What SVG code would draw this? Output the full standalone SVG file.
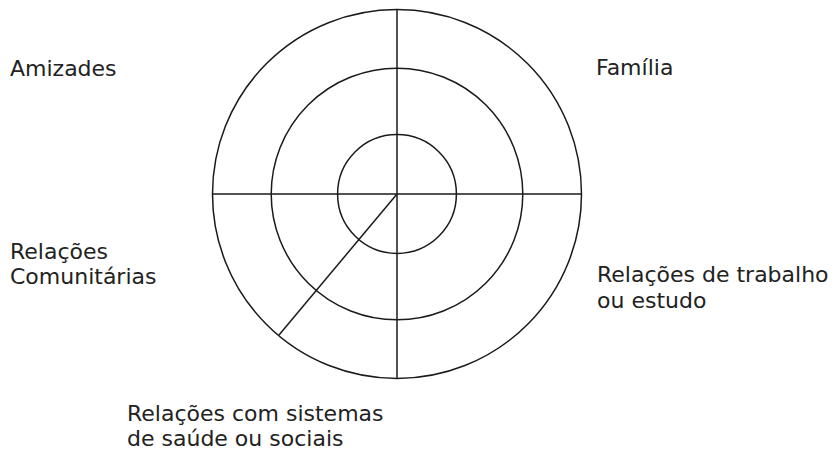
<svg xmlns="http://www.w3.org/2000/svg" width="836" height="451" viewBox="0 0 836 451">
<style>
.ring{fill:none;stroke:#1a1a1a;stroke-width:1.5}
.ln{stroke:#1a1a1a;stroke-width:1.5;fill:none}
.lbl{font-family:"DejaVu Sans",sans-serif;font-size:22px;fill:#222}
</style>
<rect width="836" height="451" fill="#fff"/>
<g id="rings">
<circle class="ring" cx="397" cy="194" r="184.5"/>
<circle class="ring" cx="397" cy="194" r="125.8"/>
<circle class="ring" cx="397" cy="194" r="59.4"/>
</g>
<g id="connectors">
<line class="ln" x1="397" y1="9.5" x2="397" y2="378.5"/>
<line class="ln" x1="212.5" y1="194" x2="581.5" y2="194"/>
<line class="ln" x1="397" y1="194" x2="279" y2="335"/>
</g>
<g id="amizades"><text class="lbl" x="10" y="76">Amizades</text></g>
<g id="familia"><text class="lbl" x="596" y="75">Família</text></g>
<g id="comunitarias"><text class="lbl" x="10" y="259">Relações</text><text class="lbl" x="10" y="283.5">Comunitárias</text></g>
<g id="trabalho"><text class="lbl" x="597" y="282">Relações de trabalho</text><text class="lbl" x="597" y="308">ou estudo</text></g>
<g id="saude"><text class="lbl" x="127" y="420.5">Relações com sistemas</text><text class="lbl" x="127" y="445.5">de saúde ou sociais</text></g>
</svg>
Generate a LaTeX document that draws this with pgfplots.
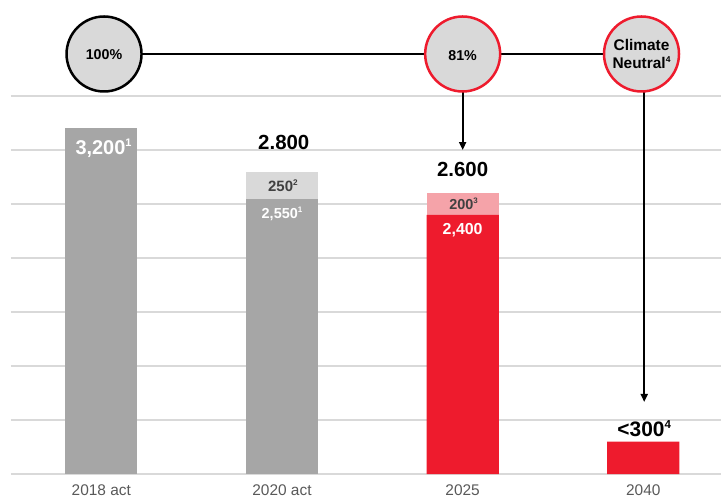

.....

GOAL >> Quote the listing above in full, except for the pictures.

ANSWER FOR THE TASK >>
What SVG code would draw this? Output the full standalone SVG file.
<svg xmlns="http://www.w3.org/2000/svg" width="836" height="451" viewBox="0 0 836 451">
<style>
.ring{fill:none;stroke:#1a1a1a;stroke-width:1.5}
.ln{stroke:#1a1a1a;stroke-width:1.5;fill:none}
.lbl{font-family:"DejaVu Sans",sans-serif;font-size:22px;fill:#222}
</style>
<rect width="836" height="451" fill="#fff"/>
<g id="rings">
<circle class="ring" cx="397" cy="194" r="184.5"/>
<circle class="ring" cx="397" cy="194" r="125.8"/>
<circle class="ring" cx="397" cy="194" r="59.4"/>
</g>
<g id="connectors">
<line class="ln" x1="397" y1="9.5" x2="397" y2="378.5"/>
<line class="ln" x1="212.5" y1="194" x2="581.5" y2="194"/>
<line class="ln" x1="397" y1="194" x2="279" y2="335"/>
</g>
<g id="amizades"><text class="lbl" x="10" y="76">Amizades</text></g>
<g id="familia"><text class="lbl" x="596" y="75">Família</text></g>
<g id="comunitarias"><text class="lbl" x="10" y="259">Relações</text><text class="lbl" x="10" y="283.5">Comunitárias</text></g>
<g id="trabalho"><text class="lbl" x="597" y="282">Relações de trabalho</text><text class="lbl" x="597" y="308">ou estudo</text></g>
<g id="saude"><text class="lbl" x="127" y="420.5">Relações com sistemas</text><text class="lbl" x="127" y="445.5">de saúde ou sociais</text></g>
</svg>
Generate a LaTeX document that draws this with pgfplots.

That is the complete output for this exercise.